A pregação de João Batista, Bartholomeus Breenbergh em 1634 |
O que tem a noiva é o
noivo; o amigo do noivo que está presente e o ouve muito se regozija por causa
da voz do noivo. Pois esta alegria já se cumpriu em mim. Convém que ele cresça
e que eu diminua. João 3.29s
A Bíblia nos passa uma imagem de João Batista bastante rude.
Como agravante, qualquer artista que ousou pintar um quadro dele, nos fez
conhecer também essa marcante característica: um homem estranho, de hábitos estranhos:
Mc 1.6 - As vestes de João eram feitas de
pelos de camelo; ele trazia um cinto de couro e se alimentava de gafanhotos e
mel silvestre. Um homem de pouca
fala e muita agressividade nas palavras: Mt 3.7b - Raça de víboras, quem vos induziu a fugir da ira vindoura? Em
resumo: um tipo com quem não gostaríamos de cruzar numa rua escura e deserta.

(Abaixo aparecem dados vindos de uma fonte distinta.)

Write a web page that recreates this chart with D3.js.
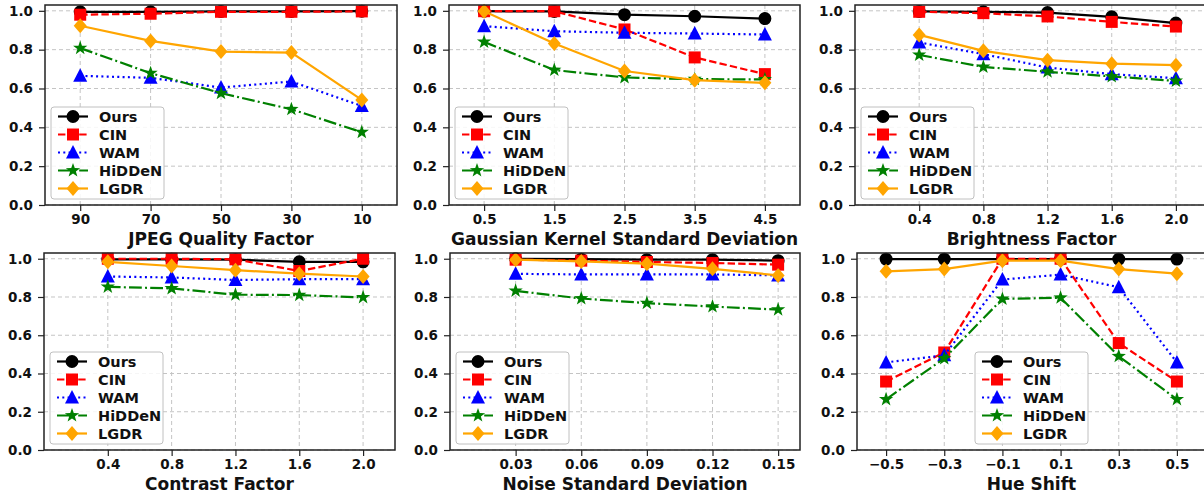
<!DOCTYPE html>
<html>
<head>
<meta charset="utf-8">
<script src="https://cdn.jsdelivr.net/npm/d3@7"></script>
<style>
  body { margin: 0; background: #fff; }
  svg { display: block; font-family: "DejaVu Sans", sans-serif; font-weight: bold; }
</style>
</head>
<body>
<div class="svg-container"></div>
<script>
"use strict";

var methods = ["Ours", "CIN", "WAM", "HiDDeN", "LGDR"];

// JPEG
var jpegX = ["90", "70", "50", "30", "10"];
var jpegOurs = [0.995, 0.995, 0.997, 0.997, 0.998];
var jpegCIN = [0.98, 0.985, 0.995, 0.995, 0.997];
var jpegWAM = [0.665, 0.655, 0.605, 0.636, 0.51];
var jpegHiDDeN = [0.808, 0.679, 0.576, 0.493, 0.375];
var jpegLGDR = [0.923, 0.845, 0.79, 0.785, 0.541];

// Gaussian blur
var gaussX = ["0.5", "1.5", "2.5", "3.5", "4.5"];
var gaussOurs = [0.998, 0.997, 0.98, 0.972, 0.96];
var gaussCIN = [0.998, 0.998, 0.904, 0.76, 0.674];
var gaussWAM = [0.921, 0.895, 0.887, 0.883, 0.878];
var gaussHiDDeN = [0.84, 0.695, 0.657, 0.648, 0.647];
var gaussLGDR = [0.998, 0.832, 0.69, 0.643, 0.629];

// Brightness
var brightX = [0.4, 0.8, 1.2, 1.6, 2.0];
var brightOurs = [0.997, 0.995, 0.991, 0.969, 0.937];
var brightCIN = [0.995, 0.988, 0.971, 0.943, 0.919];
var brightWAM = [0.837, 0.777, 0.708, 0.674, 0.653];
var brightHiDDeN = [0.773, 0.711, 0.686, 0.662, 0.639];
var brightLGDR = [0.876, 0.794, 0.746, 0.728, 0.72];

// Contrast
var contrastX = [0.4, 0.8, 1.2, 1.6, 2.0];
var contrastOurs = [0.997, 0.997, 0.995, 0.984, 0.984];
var contrastCIN = [1.0, 1.0, 0.997, 0.936, 1.0];
var contrastWAM = [0.907, 0.902, 0.889, 0.893, 0.893];
var contrastHiDDeN = [0.853, 0.845, 0.812, 0.81, 0.798];
var contrastLGDR = [0.984, 0.962, 0.94, 0.922, 0.907];

// Noise
var noiseX = [0.03, 0.06, 0.09, 0.12, 0.15];
var noiseOurs = [1.0, 0.998, 0.995, 0.995, 0.99];
var noiseCIN = [0.995, 0.99, 0.983, 0.978, 0.969];
var noiseWAM = [0.921, 0.918, 0.918, 0.918, 0.913];
var noiseHiDDeN = [0.832, 0.792, 0.768, 0.75, 0.734];
var noiseLGDR = [0.995, 0.986, 0.974, 0.947, 0.913];

// Hue
var hueX = [-0.5, -0.3, -0.1, 0.1, 0.3, 0.5];
var hueOurs = [0.998, 0.998, 0.998, 0.998, 0.998, 0.998];
var hueCIN = [0.358, 0.51, 1.0, 1.0, 0.559, 0.358];
var hueWAM = [0.458, 0.495, 0.891, 0.917, 0.851, 0.458];
var hueHiDDeN = [0.265, 0.479, 0.79, 0.796, 0.49, 0.265];
var hueLGDR = [0.934, 0.946, 0.99, 0.99, 0.946, 0.922];

var yTicks = [0, 0.2, 0.4, 0.6, 0.8, 1.0];

var styles = {
  Ours:   {color: "#000000", dash: null,             shape: "circle"},
  CIN:    {color: "#ff0000", dash: "7.4,3.2",        shape: "square"},
  WAM:    {color: "#0000ff", dash: "2,3.3",          shape: "triangle"},
  HiDDeN: {color: "#008000", dash: "12.8,3.2,2,3.2", shape: "star"},
  LGDR:   {color: "#ffa500", dash: null,             shape: "diamond"}
};

function markerPath(shape) {
  if (shape === "circle") return d3.symbol(d3.symbolCircle, Math.PI * 42)();
  if (shape === "square") return "M-6,-6H6V6H-6Z";
  if (shape === "triangle") return "M0,-7.5L7,6L-7,6Z";
  if (shape === "diamond") return "M0,-7.5L6.5,0L0,7.5L-6.5,0Z";
  // star
  var p = [];
  for (var i = 0; i < 10; i++) {
    var r = i % 2 === 0 ? 7.5 : 3;
    var a = -Math.PI / 2 + i * Math.PI / 5;
    p.push([r * Math.cos(a), r * Math.sin(a)]);
  }
  return "M" + p.join("L") + "Z";
}

var panels = [
  {x: jpegX, cat: true, series: [jpegOurs, jpegCIN, jpegWAM, jpegHiDDeN, jpegLGDR],
   left: 45, right: 397, top: 5, bottom: 205, label: "JPEG Quality Factor", legend: "left"},
  {x: gaussX, cat: true, series: [gaussOurs, gaussCIN, gaussWAM, gaussHiDDeN, gaussLGDR],
   left: 449, right: 800, top: 5, bottom: 205, label: "Gaussian Kernel Standard Deviation", legend: "left"},
  {x: brightX, domain: [0, 2.2], fmt: ".1f", series: [brightOurs, brightCIN, brightWAM, brightHiDDeN, brightLGDR],
   left: 855, right: 1208, top: 5, bottom: 205, label: "Brightness Factor", legend: "left"},
  {x: contrastX, domain: [0, 2.2], fmt: ".1f", series: [contrastOurs, contrastCIN, contrastWAM, contrastHiDDeN, contrastLGDR],
   left: 44, right: 395, top: 253, bottom: 450, label: "Contrast Factor", legend: "left"},
  {x: noiseX, domain: [0, 0.16], fmt: ".2f", series: [noiseOurs, noiseCIN, noiseWAM, noiseHiDDeN, noiseLGDR],
   left: 450, right: 800, top: 253, bottom: 450, label: "Noise Standard Deviation", legend: "left"},
  {x: hueX, domain: [-0.6, 0.6], fmt: ".1f", series: [hueOurs, hueCIN, hueWAM, hueHiDDeN, hueLGDR],
   left: 857, right: 1206, top: 253, bottom: 450, label: "Hue Shift", legend: "center"}
];

var svg = d3.select(".svg-container").append("svg")
    .attr("width", 1204).attr("height", 498);

panels.forEach(function(p) {
  var x;
  if (p.cat) {
    x = d3.scalePoint().domain(p.x).range([p.left, p.right]).padding(0.5);
  } else {
    x = d3.scaleLinear().domain(p.domain).range([p.left, p.right]);
  }
  var y = d3.scaleLinear().domain([0, 1.03]).range([p.bottom, p.top]);
  var g = svg.append("g");

  // grid
  var grid = g.append("g").attr("stroke", "#c4c4c4").attr("stroke-width", 1)
      .attr("stroke-dasharray", "4,3");
  yTicks.forEach(function(t) {
    grid.append("line").attr("x1", p.left).attr("x2", p.right)
      .attr("y1", y(t)).attr("y2", y(t));
  });
  p.x.forEach(function(t) {
    grid.append("line").attr("x1", x(t)).attr("x2", x(t))
      .attr("y1", p.top).attr("y2", p.bottom);
  });

  // axes
  var xAxis = d3.axisBottom(x).tickSize(6).tickPadding(3);
  if (!p.cat) xAxis.tickValues(p.x).tickFormat(d3.format(p.fmt));
  var gx = g.append("g").attr("transform", "translate(0," + p.bottom + ")").call(xAxis);
  var gy = g.append("g").attr("transform", "translate(" + p.left + ",0)")
      .call(d3.axisLeft(y).tickValues(yTicks).tickFormat(d3.format(".1f")).tickSize(6).tickPadding(6));
  [gx, gy].forEach(function(a) {
    a.select(".domain").remove();
    a.selectAll(".tick line").attr("stroke", "#222").attr("stroke-width", 1.2);
    a.selectAll("text").attr("font-size", 13.5).attr("font-weight", "bold")
      .attr("font-family", "DejaVu Sans").attr("fill", "#111");
  });

  g.append("text")
    .attr("x", (p.left + p.right) / 2)
    .attr("y", p.bottom + 40)
    .attr("text-anchor", "middle")
    .attr("font-size", 17)
    .attr("fill", "#111")
    .text(p.label);

  // series
  p.series.forEach(function(vals, i) {
    var st = styles[methods[i]];
    var pts = vals.map(function(v, j) { return [x(p.x[j]), y(v)]; });
    g.append("path")
      .attr("d", d3.line()(pts))
      .attr("fill", "none")
      .attr("stroke", st.color)
      .attr("stroke-width", 2.2)
      .attr("stroke-dasharray", st.dash);
    g.selectAll(null).data(pts).enter().append("path")
      .attr("d", markerPath(st.shape))
      .attr("transform", function(d) { return "translate(" + d[0] + "," + d[1] + ")"; })
      .attr("fill", st.color);
  });

  // frame
  g.append("rect")
    .attr("x", p.left).attr("y", p.top)
    .attr("width", p.right - p.left).attr("height", p.bottom - p.top)
    .attr("fill", "none").attr("stroke", "#222").attr("stroke-width", 1.5);

  // legend
  var lw = 113, lh = 92;
  var lx = p.legend === "center" ? (p.left + p.right) / 2 - lw / 2 : p.left + 6;
  var ly = p.bottom - 6 - lh;
  var leg = g.append("g").attr("transform", "translate(" + lx + "," + ly + ")");
  leg.append("rect").attr("width", lw).attr("height", lh).attr("rx", 3)
    .attr("fill", "#fff").attr("fill-opacity", 0.85)
    .attr("stroke", "#c0c0c0").attr("stroke-width", 1);
  methods.forEach(function(m, i) {
    var st = styles[m];
    var cy = 9.5 + i * 18;
    leg.append("line").attr("x1", 7).attr("x2", 37).attr("y1", cy).attr("y2", cy)
      .attr("stroke", st.color).attr("stroke-width", 2.2)
      .attr("stroke-dasharray", st.dash);
    leg.append("path").attr("d", markerPath(st.shape))
      .attr("transform", "translate(22," + cy + ")").attr("fill", st.color);
    leg.append("text").attr("x", 48).attr("y", cy).attr("dy", "0.36em")
      .attr("font-size", 14.5).attr("fill", "#111").text(m);
  });
});
</script>
</body>
</html>
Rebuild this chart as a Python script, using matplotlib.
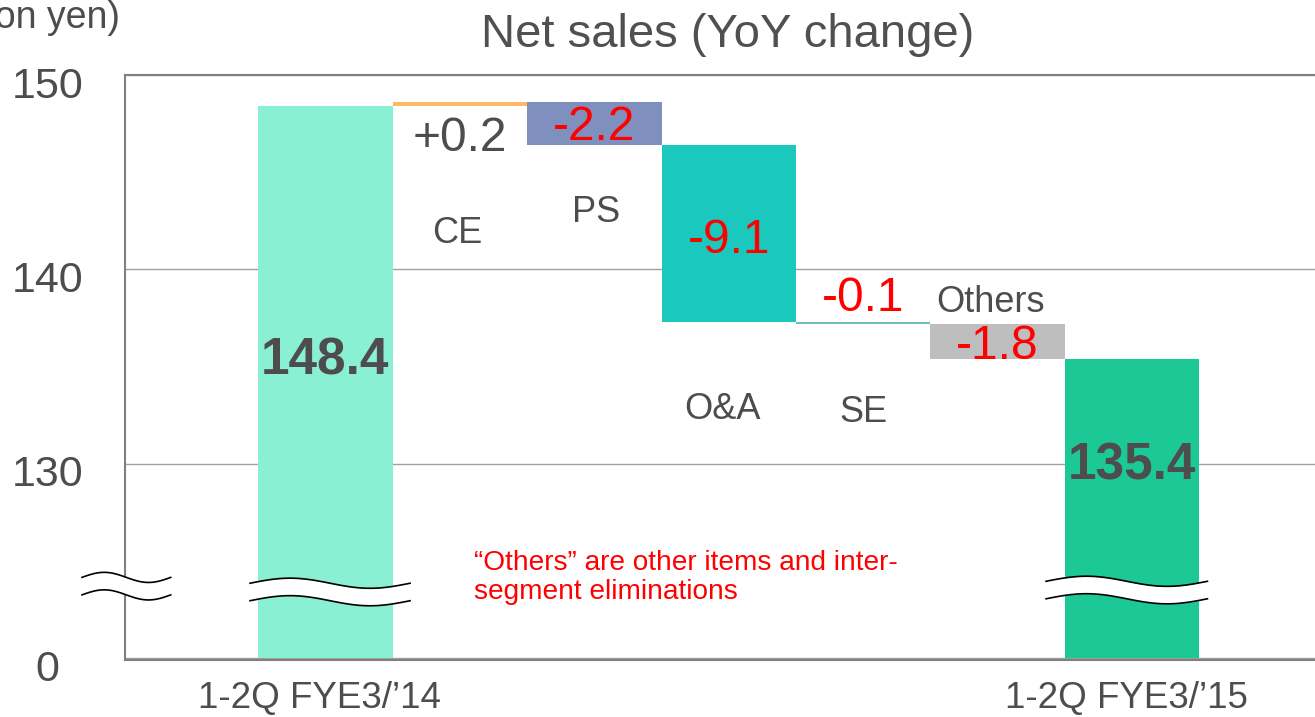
import numpy as np
import matplotlib.pyplot as plt
from matplotlib.transforms import ScaledTranslation

plt.rcParams['font.family'] = ['Liberation Sans', 'DejaVu Sans']

# data (billion yen)
start_label = "1-2Q FYE3/\u201914"
end_label = "1-2Q FYE3/\u201915"
start_value = 148.4
end_value = 135.4
segments = ["CE", "PS", "O&A", "SE", "Others"]
deltas = [0.2, -2.2, -9.1, -0.1, -1.8]
delta_texts = ["+0.2", "-2.2", "-9.1", "-0.1", "-1.8"]
yticks = [120, 130, 140, 150]
ytick_labels = ["0", "130", "140", "150"]

base = 120  # broken axis: bottom of the plot stands for zero

start_color = "#8AF0D4"
end_color = "#1CC896"
seg_colors = ["#FFB866", "#8090BE", "#1AC8BE", "#6CC0B6", "#BEBEBE"]
gray_txt = "#4D4D4D"
red = "#FF0000"

fig = plt.figure(figsize=(13.15, 7.17), dpi=100)
ax = fig.add_axes([125 / 1315, 1 - 660 / 717, 1 - 125 / 1315, 585 / 717])

x = np.arange(len(segments) + 2)

# start and end bars
ax.bar(x[0], start_value - base, bottom=base, width=1.0, color=start_color, zorder=2)
ax.bar(x[-1], end_value - base, bottom=base, width=1.0, color=end_color, zorder=2)

# floating bars
level = start_value
for i, d in enumerate(deltas):
    lo = min(level, level + d)
    ax.bar(x[i + 1], abs(d), bottom=lo, width=1.0, color=seg_colors[i], zorder=2)
    level += d

# value labels
ax.text(x[0], 135.26, f"{start_value:.1f}", ha="center", va="center",
        fontsize=37, fontweight="bold", color=gray_txt, zorder=4)
ax.text(x[-1], 129.86, f"{end_value:.1f}", ha="center", va="center",
        fontsize=37, fontweight="bold", color=gray_txt, zorder=4)

delta_y = [146.71, 147.31, 141.48, 138.5, 136.03]
name_y = [141.85, 142.9, 132.78, 132.63, 138.28]
name_dx = [-0.02, 0.01, -0.045, 0.0, -0.05]
for i in range(len(segments)):
    c = gray_txt if deltas[i] > 0 else red
    ax.text(x[i + 1], delta_y[i], delta_texts[i], ha="center", va="center",
            fontsize=34.5, color=c, zorder=4)
    ax.text(x[i + 1] + name_dx[i], name_y[i], segments[i], ha="center", va="center",
            fontsize=26, color=gray_txt, zorder=4)

ax.text(1.106, 124.15, "\u201cOthers\u201d are other items and inter-\nsegment eliminations",
        ha="left", va="center", fontsize=20.2, color=red, linespacing=1.12, zorder=4)


# break marks
def wave(x0, x1, yc, gap=0.9, amp=0.26, clip=True):
    t = np.linspace(0, 1, 100)
    xs = x0 + (x1 - x0) * t
    yw = amp * np.sin(2 * np.pi * t)
    ax.fill_between(xs, yc + gap / 2 + yw, yc - gap / 2 + yw, color="white",
                    zorder=5, clip_on=clip, lw=0)
    ax.plot(xs, yc + gap / 2 + yw, color="black", lw=1.2, zorder=6, clip_on=clip)
    ax.plot(xs, yc - gap / 2 + yw, color="black", lw=1.2, zorder=6, clip_on=clip)


wave(-1.81, -1.15, 123.7, clip=False)
wave(x[0] - 0.56, x[0] + 0.63, 123.4)
wave(x[-1] - 0.64, x[-1] + 0.56, 123.5)

# axes styling
ax.set_xlim(-1.49, 7.36)
ax.set_ylim(119.9, 150)
ax.set_yticks(yticks)
ax.set_yticklabels(ytick_labels, fontsize=31, color=gray_txt, ha="center",
                   va="center_baseline")
ax.set_xticks([x[0], x[-1]])
ax.set_xticklabels([start_label, end_label], fontsize=26.5, color=gray_txt)
ax.tick_params(axis="y", length=0, pad=56)
ax.tick_params(axis="x", length=0, pad=15)

# nudge tick labels (after tick_params, which resets their transforms)
yshift = ScaledTranslation(0, -7 / 100, fig.dpi_scale_trans)
for lbl in ax.get_yticklabels():
    lbl.set_transform(lbl.get_transform() + yshift)
xshift = ScaledTranslation(-6 / 100, 0, fig.dpi_scale_trans)
for lbl in ax.get_xticklabels():
    lbl.set_transform(lbl.get_transform() + xshift)

ax.yaxis.grid(True, color="#A0A0A0", lw=1)
ax.set_axisbelow(True)
for s in ["top", "left", "bottom"]:
    ax.spines[s].set_color("#808080")
    ax.spines[s].set_linewidth(1.5)
ax.spines["right"].set_visible(False)

fig.text(728 / 1315, 1 - 35 / 717, "Net sales (YoY change)", ha="center", va="center",
         fontsize=34, color="#505050")
fig.text(120 / 1315, 1 - 18 / 717, "(Billion yen)", ha="right", va="center",
         fontsize=27, color=gray_txt)

fig.savefig("out.png", dpi=100)
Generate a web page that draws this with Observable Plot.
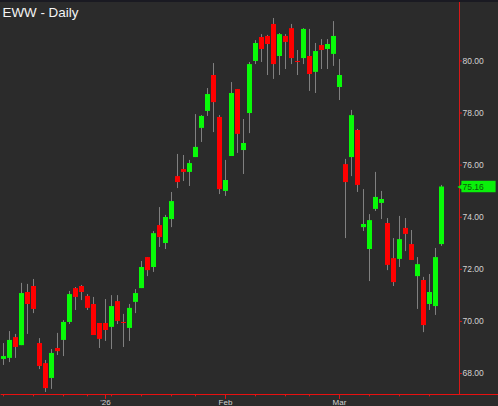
<!DOCTYPE html>
<html>
<head>
<meta charset="utf-8">
<script src="https://cdn.jsdelivr.net/npm/d3@7"></script>
<script src="https://cdn.jsdelivr.net/npm/@observablehq/plot@0.6"></script>
<style>
html,body{margin:0;padding:0;background:#2b2b2b;overflow:hidden}
#topbar{position:absolute;left:0;top:0;width:498px;height:2px;background:#1a1a22}
#chart{position:absolute;left:0;top:0}
</style>
</head>
<body>
<div id="chart"></div>
<div id="topbar"></div>
<script>
const title = "EWW - Daily";
const opens = [68.54,68.58,69.38,69.07,71.11,71.34,69.15,68.38,67.81,68.96,69.27,69.96,71.26,71.34,70.96,70.65,69.92,69.92,69.77,70.76,69.96,69.73,70.73,71.26,72.45,72.07,73.68,72.99,73.91,75.56,75.83,75.72,76.29,77.41,78.06,79.44,77.83,74.99,76.33,78.90,76.56,77.98,79.98,80.90,80.94,81.40,80.17,80.94,81.24,79.98,80.09,80.17,79.56,80.59,80.44,80.25,78.98,76.02,76.29,77.33,73.60,72.76,74.30,74.53,73.76,72.41,72.38,73.57,72.95,71.72,71.57,70.65,70.57,72.95];
const closes = [68.65,69.27,69.00,71.07,70.65,70.46,68.27,67.42,68.77,68.84,69.96,71.03,70.92,71.11,70.50,69.46,69.31,69.65,70.57,70.00,69.92,70.50,71.07,72.07,71.95,73.37,73.22,73.99,74.60,75.33,75.72,76.06,76.68,77.87,78.71,78.40,75.06,75.41,78.75,77.18,76.83,79.86,80.67,80.44,80.63,79.86,81.01,80.71,80.09,79.94,81.21,79.48,80.36,80.40,80.63,80.94,79.44,75.33,77.90,75.22,73.72,73.87,74.76,74.68,72.15,71.49,73.14,73.34,72.34,72.18,69.84,71.11,72.45,75.16];
const highs = [69.15,69.61,69.50,71.46,71.42,71.61,69.34,68.50,68.92,69.54,70.03,71.15,71.30,71.38,71.03,70.92,69.92,70.84,70.99,70.99,70.27,70.65,71.22,72.30,72.45,73.45,74.37,74.07,74.95,76.41,76.37,76.18,77.94,77.90,78.94,79.90,77.90,76.18,79.17,78.90,77.75,79.94,80.78,81.01,80.98,81.63,81.05,81.01,81.40,80.40,81.24,81.21,80.67,80.82,80.82,81.51,80.05,76.22,78.10,77.37,75.06,74.10,75.72,74.99,73.95,73.18,74.03,73.95,73.49,72.45,71.69,71.80,72.80,75.22];
const lows = [68.31,68.42,68.58,69.07,69.50,70.30,68.15,67.27,67.39,68.69,68.65,69.88,70.42,70.80,70.42,69.46,68.96,69.23,68.92,69.88,69.00,69.23,70.30,71.26,71.72,71.88,72.84,72.76,73.60,75.10,75.37,75.18,76.29,76.87,77.87,77.25,74.87,74.80,76.33,76.45,75.64,77.21,79.86,79.94,79.44,79.29,79.44,79.67,79.86,79.44,79.86,78.83,78.75,79.67,79.67,79.79,78.48,73.18,75.56,74.95,73.45,71.53,74.22,73.91,71.95,71.34,72.07,72.68,72.34,70.46,69.57,70.42,70.23,72.88];
const yTicks = [68,70,72,74,76,78,80];
const monthAt = [17,37,56];
const monthLabels = ["'26","Feb","Mar"];
const weekAt = [0,5,10,14,18,23,28,32,42,47,51,61,66,71];
const last = closes[closes.length-1];
const days = opens.map((o,i)=>({i,o,c:closes[i],h:highs[i],l:lows[i],up:closes[i]>o}));

const base = 67.194;
const GREEN="#08fa08", RED="#ff0000", WICK="#808080", AXIS="#d81818", TEXT="#d2d2d2", TAG="#0af00a";
const chart = Plot.plot({
  width:498, height:406,
  marginLeft:3, marginRight:39, marginTop:0, marginBottom:12,
  style:{background:"#2b2b2b",fontFamily:"'Liberation Sans',Arial,sans-serif",color:TEXT},
  x:{domain:[0,76],axis:null,label:null},
  y:{domain:[base,82.32],axis:null,label:null},
  marks:[
    Plot.ruleX(days,{x:"i",y1:"l",y2:"h",stroke:WICK,strokeWidth:1}),
    Plot.ruleX(days,{x:"i",y1:"o",y2:"c",stroke:d=>d.up?GREEN:RED,strokeWidth:5}),
    Plot.ruleX([76],{stroke:AXIS,strokeWidth:1}),
    Plot.ruleX(weekAt,{x:d=>d,y1:base,y2:base-0.09,stroke:AXIS,strokeWidth:1}),
    Plot.ruleX(monthAt,{x:d=>d,y1:base,y2:base-0.19,stroke:AXIS,strokeWidth:1}),
    Plot.ruleY([base],{x1:-0.4,x2:83,stroke:"#e81010",strokeWidth:1}),
    Plot.axisY(yTicks,{anchor:"right",label:null,tickSize:2,tickPadding:1,tickFormat:d3.format(".2f"),fontSize:8.5,stroke:AXIS,fill:TEXT}),
    Plot.text(monthLabels,{x:(d,k)=>monthAt[k],y:base,dy:7.5,fontSize:8,fill:TEXT}),
    Plot.rect([last],{x1:76.4,x2:82.1,y1:d=>d-0.22,y2:d=>d+0.22,fill:TAG}),
    Plot.dot([last],{x:76.3,y:d=>d,symbol:"triangle",r:2.5,fill:TAG,rotate:-90}),
    Plot.text([last],{x:76,y:d=>d,text:d=>d3.format(".2f")(d),textAnchor:"start",dx:3,fontSize:8.5,fill:"#0b5a0b"}),
    Plot.text([title],{frameAnchor:"top-left",dx:-1,dy:6.5,fontSize:13.4,fill:"#f4f4f4",textAnchor:"start"})
  ]
});
document.getElementById("chart").appendChild(chart);
</script>
</body>
</html>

Na hipótese extrema, os mais radicalmente avessos à sua
imagem diriam que o ministério e a vida de João foram adequados à época, mas
que não vingariam nos dias de hoje. Também, com Hollywood tentando a todo tempo
nos fazer crer que o belo é quase que obrigatoriamente bom, confiável e justo,
e que o mal sempre vem através daquilo que consideramos grotesco, desconfia-se
mesmo que João Batista jamais teria entre nós a credibilidade que angariou
entre os seus contemporâneos.
Apesar de tudo isso, nós que conhecemos o evangelho
diretamente da Bíblia, não conseguimos vê-lo como uma pessoa negativa ou
desagradável. Pelo contrário, João Batista é para nós a repercussão mais fiel da voz dos profetas do passado, seja nos costumes, nas palavras ou na indumentária. João
também veio preencher aquele vazio que período intertestamentário deixou nas
Escrituras. Sua missão parece que é a de ser uma ponte entre as últimas palavras
do Primeiro Testamento e os primeiros escritos do Segundo. A ligação pouquíssimo
compreendida entre lei e graça.
Mas eu queria me referir nessa hora ao seu magnífico sermão
que mal conseguiu preencher quatro versículos da Bíblia. Diante de uma questão
complicadíssima, na qual todo o seu ministério estava sendo avaliado, João se
vê na difícil situação de ter que abaixar o volume da sua voz, conter o ímpeto
das suas denúncias e guardar temporariamente o seu machado. Ele faz tudo isso
porque enxerga a necessidade de apresentar uma outra pessoa, um outro pastor,
um outro ministério, que embora fosse totalmente diferente do seu, ele sabia que era ainda
maior e mais definitivo do que tudo que ele pregara até então. Eu queria falar
dessa estupenda inspiração que o levou a proferir aquele que eu penso ser o
mais belo, mais objetivo e mais necessário sermão não proferido por Jesus.
Imagino que podemos transcrevê-lo da seguinte maneira:Um grupo de fiéis a Deus já consolidado e estruturado vê
nascer bem perto de si uma outra corrente de pensamento, que embora pregue a
mesma mensagem que vem pregando, se porta de modo diametralmente oposto
ao seu. Um grupo que sem deixar de lado a consciência sobre o pecado, vive uma
alegria espontânea e contagiante. Esse outro grupo tem também um pastor, que
embora fosse parente próximo do seu pastor, nem de longe se assemelhava a ele,
pois anda cercado de prostitutas, adúlteras, publicanos e gente da pior espécie.
Não apenas isso. Comia de tudo que lhe era oferecido, bebia vinho, tinha uma
belíssima túnica e, vez por outra, aceitava um presente caro, como um vidro grande
de nardo puro.
Eles vão a João reportar tudo isso na expectativa de que
seu pastor condenasse com veemência e até usasse violência contra esse pastor
moderninho e complacente. Nada disso! João consegue ver aí a oportunidade que
tanto esperava: a de mostrar a todos os que o seguiam a real motivação de toda
a sua vida e ministério. João aproveita para pregar talvez o seu último sermão.
Não somente o mais belo, mas aquele que todos os pastores, de todas as
denominações e de todas as épocas obrigatoriamente precisam ouvir, seguir e pregar:
– Vós mesmos sois
testemunhas de que vos disse: eu não sou o Cristo, mas fui enviado como seu
precursor. Eu sou apenas a mão que
aponta para ele. Eu sou apenas um servo inútil que tenta, quando muito, cumprir
com a sua obrigação. Não pensem vocês que estou triste ou decepcionado com Deus
por ser substituído. Foi para isso que eu vim, e quando essa hora chega, eu não
posso fazer outra coisa senão pular de alegria.